In a country with 22 official languages, over 100 spoken tongues, and thousands of dialects, India’s soul speaks in many voices. Language, in this land, is more than communication. It is culture, community, identity, and increasingly, a political weapon. The recent churn across Maharashtra, Tamil Nadu, Bengal, and now even Punjab reflects a deeper anxiety; are we safeguarding our linguistic heritage, or simply playing electoral chess with it?
When Words Become Walls
The emotional power of the mother tongue is undeniable. Whether it is Marathi’s lyrical cadence, Tamil’s ancient rhythm, or Bengali’s poetic soul, each language is a living history. But what happens when this cultural pride mutates into linguistic exceptionalism?

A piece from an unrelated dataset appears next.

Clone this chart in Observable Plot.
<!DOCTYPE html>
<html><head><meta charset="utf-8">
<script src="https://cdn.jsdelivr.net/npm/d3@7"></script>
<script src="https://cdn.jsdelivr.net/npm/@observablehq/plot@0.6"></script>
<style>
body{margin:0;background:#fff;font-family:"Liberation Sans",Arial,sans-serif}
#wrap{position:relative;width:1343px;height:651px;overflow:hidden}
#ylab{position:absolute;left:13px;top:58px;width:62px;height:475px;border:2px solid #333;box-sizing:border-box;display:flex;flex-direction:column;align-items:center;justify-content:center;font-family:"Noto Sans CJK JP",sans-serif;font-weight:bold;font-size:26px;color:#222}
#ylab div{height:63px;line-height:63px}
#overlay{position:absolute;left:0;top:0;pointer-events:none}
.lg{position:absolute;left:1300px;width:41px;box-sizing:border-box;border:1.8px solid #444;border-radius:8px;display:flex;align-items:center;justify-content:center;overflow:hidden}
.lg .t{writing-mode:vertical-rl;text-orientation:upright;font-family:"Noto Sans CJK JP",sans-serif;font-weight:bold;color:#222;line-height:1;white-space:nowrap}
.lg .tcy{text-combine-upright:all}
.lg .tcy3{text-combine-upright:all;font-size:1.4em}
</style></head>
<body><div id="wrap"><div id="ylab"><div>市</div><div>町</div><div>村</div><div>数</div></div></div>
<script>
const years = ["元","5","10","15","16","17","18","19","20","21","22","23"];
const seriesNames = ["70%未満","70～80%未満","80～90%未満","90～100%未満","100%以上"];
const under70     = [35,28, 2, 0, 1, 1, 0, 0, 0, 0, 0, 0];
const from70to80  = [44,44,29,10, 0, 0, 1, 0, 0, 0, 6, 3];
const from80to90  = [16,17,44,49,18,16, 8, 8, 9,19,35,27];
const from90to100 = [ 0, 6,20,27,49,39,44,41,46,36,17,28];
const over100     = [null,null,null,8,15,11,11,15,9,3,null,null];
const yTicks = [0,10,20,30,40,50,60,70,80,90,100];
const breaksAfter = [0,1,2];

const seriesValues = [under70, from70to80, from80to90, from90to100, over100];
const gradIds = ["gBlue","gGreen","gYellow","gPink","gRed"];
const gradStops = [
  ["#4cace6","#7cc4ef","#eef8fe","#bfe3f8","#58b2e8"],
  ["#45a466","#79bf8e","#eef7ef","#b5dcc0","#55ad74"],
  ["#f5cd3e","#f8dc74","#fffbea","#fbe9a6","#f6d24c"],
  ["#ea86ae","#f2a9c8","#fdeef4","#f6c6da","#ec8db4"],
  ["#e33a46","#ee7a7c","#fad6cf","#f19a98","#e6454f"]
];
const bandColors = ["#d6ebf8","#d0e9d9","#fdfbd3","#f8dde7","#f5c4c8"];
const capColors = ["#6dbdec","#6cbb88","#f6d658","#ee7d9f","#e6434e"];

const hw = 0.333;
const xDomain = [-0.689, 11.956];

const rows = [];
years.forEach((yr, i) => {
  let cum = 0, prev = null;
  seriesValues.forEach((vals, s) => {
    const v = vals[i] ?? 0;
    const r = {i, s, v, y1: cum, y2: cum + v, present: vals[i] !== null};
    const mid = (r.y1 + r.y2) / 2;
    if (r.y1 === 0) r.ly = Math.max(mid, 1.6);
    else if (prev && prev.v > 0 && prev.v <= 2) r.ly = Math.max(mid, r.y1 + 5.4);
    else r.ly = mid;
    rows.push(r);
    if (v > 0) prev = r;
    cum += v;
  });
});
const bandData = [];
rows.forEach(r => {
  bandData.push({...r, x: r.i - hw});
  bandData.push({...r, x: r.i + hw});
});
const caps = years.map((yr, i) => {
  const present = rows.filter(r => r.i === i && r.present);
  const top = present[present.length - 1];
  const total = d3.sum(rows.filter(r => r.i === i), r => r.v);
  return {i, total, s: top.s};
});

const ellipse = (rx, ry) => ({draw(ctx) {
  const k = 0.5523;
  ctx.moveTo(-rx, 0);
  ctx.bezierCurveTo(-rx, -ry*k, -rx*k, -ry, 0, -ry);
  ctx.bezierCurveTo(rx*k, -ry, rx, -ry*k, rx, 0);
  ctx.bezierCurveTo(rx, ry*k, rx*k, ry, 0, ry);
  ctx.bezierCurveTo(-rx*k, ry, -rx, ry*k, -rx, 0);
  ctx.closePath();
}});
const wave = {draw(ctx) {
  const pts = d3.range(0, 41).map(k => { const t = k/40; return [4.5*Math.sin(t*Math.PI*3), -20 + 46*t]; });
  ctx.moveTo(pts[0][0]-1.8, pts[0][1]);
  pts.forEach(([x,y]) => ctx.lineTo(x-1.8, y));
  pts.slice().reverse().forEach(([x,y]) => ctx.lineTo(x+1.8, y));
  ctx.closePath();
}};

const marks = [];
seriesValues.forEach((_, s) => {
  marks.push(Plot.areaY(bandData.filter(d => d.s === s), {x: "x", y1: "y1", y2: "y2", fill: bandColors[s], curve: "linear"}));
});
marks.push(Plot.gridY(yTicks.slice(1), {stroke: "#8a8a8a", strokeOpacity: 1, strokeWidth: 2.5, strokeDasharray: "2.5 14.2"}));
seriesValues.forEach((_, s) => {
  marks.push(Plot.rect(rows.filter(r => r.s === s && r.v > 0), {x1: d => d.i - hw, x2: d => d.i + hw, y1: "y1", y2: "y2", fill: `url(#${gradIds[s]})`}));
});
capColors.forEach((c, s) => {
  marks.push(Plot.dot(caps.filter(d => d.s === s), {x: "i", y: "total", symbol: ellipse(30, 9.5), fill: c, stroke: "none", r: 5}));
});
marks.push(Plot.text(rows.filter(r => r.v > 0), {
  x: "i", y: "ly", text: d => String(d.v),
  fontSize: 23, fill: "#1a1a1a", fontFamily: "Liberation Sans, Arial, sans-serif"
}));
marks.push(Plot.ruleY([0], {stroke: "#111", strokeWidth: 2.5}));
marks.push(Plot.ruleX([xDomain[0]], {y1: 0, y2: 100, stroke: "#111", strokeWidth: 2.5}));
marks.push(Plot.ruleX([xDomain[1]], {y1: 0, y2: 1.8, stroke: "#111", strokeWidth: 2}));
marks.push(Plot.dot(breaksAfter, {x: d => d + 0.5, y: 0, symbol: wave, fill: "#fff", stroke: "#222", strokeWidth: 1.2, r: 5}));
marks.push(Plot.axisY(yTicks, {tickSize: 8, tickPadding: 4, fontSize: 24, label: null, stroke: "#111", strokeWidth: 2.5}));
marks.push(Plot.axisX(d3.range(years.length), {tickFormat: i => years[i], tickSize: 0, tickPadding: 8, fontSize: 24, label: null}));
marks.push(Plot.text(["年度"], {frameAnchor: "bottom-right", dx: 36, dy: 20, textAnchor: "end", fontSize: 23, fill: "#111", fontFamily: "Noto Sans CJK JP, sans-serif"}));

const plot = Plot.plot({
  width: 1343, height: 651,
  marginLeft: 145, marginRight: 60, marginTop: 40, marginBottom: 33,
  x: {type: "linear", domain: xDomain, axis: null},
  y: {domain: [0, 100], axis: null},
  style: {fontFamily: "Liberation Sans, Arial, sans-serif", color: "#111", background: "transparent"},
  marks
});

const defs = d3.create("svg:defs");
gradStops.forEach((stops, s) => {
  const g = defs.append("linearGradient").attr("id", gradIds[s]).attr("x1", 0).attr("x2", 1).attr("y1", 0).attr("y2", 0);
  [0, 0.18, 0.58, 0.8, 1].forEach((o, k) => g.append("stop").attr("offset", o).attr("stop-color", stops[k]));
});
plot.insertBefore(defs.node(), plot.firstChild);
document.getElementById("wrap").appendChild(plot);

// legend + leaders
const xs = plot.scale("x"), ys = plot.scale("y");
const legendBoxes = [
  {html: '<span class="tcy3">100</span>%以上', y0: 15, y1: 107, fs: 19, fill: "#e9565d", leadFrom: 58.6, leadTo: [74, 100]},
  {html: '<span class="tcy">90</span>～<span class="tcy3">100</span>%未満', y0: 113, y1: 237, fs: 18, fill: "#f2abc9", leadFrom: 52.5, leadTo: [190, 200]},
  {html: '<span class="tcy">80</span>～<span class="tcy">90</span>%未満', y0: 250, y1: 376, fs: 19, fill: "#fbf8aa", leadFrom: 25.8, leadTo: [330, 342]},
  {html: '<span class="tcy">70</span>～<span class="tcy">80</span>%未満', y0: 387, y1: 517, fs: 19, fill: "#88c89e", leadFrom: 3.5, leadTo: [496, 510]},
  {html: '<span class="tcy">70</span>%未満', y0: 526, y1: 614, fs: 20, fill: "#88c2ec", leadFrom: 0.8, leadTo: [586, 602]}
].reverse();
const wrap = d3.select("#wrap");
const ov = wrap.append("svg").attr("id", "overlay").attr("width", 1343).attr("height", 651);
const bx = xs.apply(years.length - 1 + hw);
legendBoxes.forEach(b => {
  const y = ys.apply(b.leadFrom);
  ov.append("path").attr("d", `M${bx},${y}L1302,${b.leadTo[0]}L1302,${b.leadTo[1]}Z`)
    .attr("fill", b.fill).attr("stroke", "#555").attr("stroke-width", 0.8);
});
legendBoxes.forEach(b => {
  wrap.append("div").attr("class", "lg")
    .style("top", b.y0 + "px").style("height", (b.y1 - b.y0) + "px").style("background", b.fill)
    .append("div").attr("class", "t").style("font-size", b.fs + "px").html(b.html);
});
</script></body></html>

In Maharashtra, the rallying cry of “Awaj Marathicha” saw political adversaries Uddhav and Raj Thackeray reunite after two decades. They were united not by ideology but by a perceived cultural threat. The trigger was a three-language formula that proposed introducing Hindi in Class I. Public backlash was so swift that the policy was rolled back within days. It wasn’t just about Hindi; it was about autonomy, identity, and the fear of homogenization.
A Familiar Tune in the South
This wasn’t a one-off. Tamil Nadu has long rejected Hindi imposition, going back to the anti-Hindi agitations of the 1960s. Kannada pride saw its peak during the Gokak movement. Now, with signboards, examinations, and official documentation under scrutiny in Karnataka and Telangana, the question resurfaces; is India truly embracing linguistic plurality, or is there a creeping hierarchy where Hindi dominates by default?
The Thin Line Between Empowerment and Alienation
Language politics often starts with a noble cause; cultural preservation, educational accessibility, or administrative inclusion. But it can quickly slip into exclusionary populism. When one language is portrayed as a threat to another, it stops being a conversation and starts becoming a confrontation.
Even Bollywood has not been spared. Actors are routinely attacked for choosing to speak Hindi over their regional language during promotions. In Punjab, linguistic assertions are now tightly linked with religious identity and border politics. What should be organic expressions of pride are now litmus tests of loyalty.
The Double Standard
Ironically, the same political forces that vociferously reject Hindi in their home states have no hesitation using it in Delhi’s corridors of power. Leaders deliver fiery anti-Hindi speeches in regional assemblies and then campaign in Hindi across northern India. Language is not the problem; hypocrisy is.
Beyond the Vote Bank: What Do the People Want?
Surveys suggest that most Indians want their children to learn English for global mobility, Hindi for pan-India reach, and their mother tongue for identity. The problem isn’t multilingualism. The problem is when multilingualism is reduced to a zero-sum game, where the rise of one language is framed as the fall of another.
There is merit in the three-language formula, if implemented with flexibility, local consultation, and non-coercion. Language cannot be “taught” through top-down orders. It must be nurtured, loved, and chosen.
Language as a Bridge, Not a Barrier
India needs a new grammar of unity. One that celebrates Tamil literature and Hindi cinema in the same breath. One that sees Punjabi rap and Bengali theatre as equal expressions of Indian identity. One that stops politicizing the tongue and starts listening to the voices behind it.
We don’t need one national language. We need a national respect for all languages.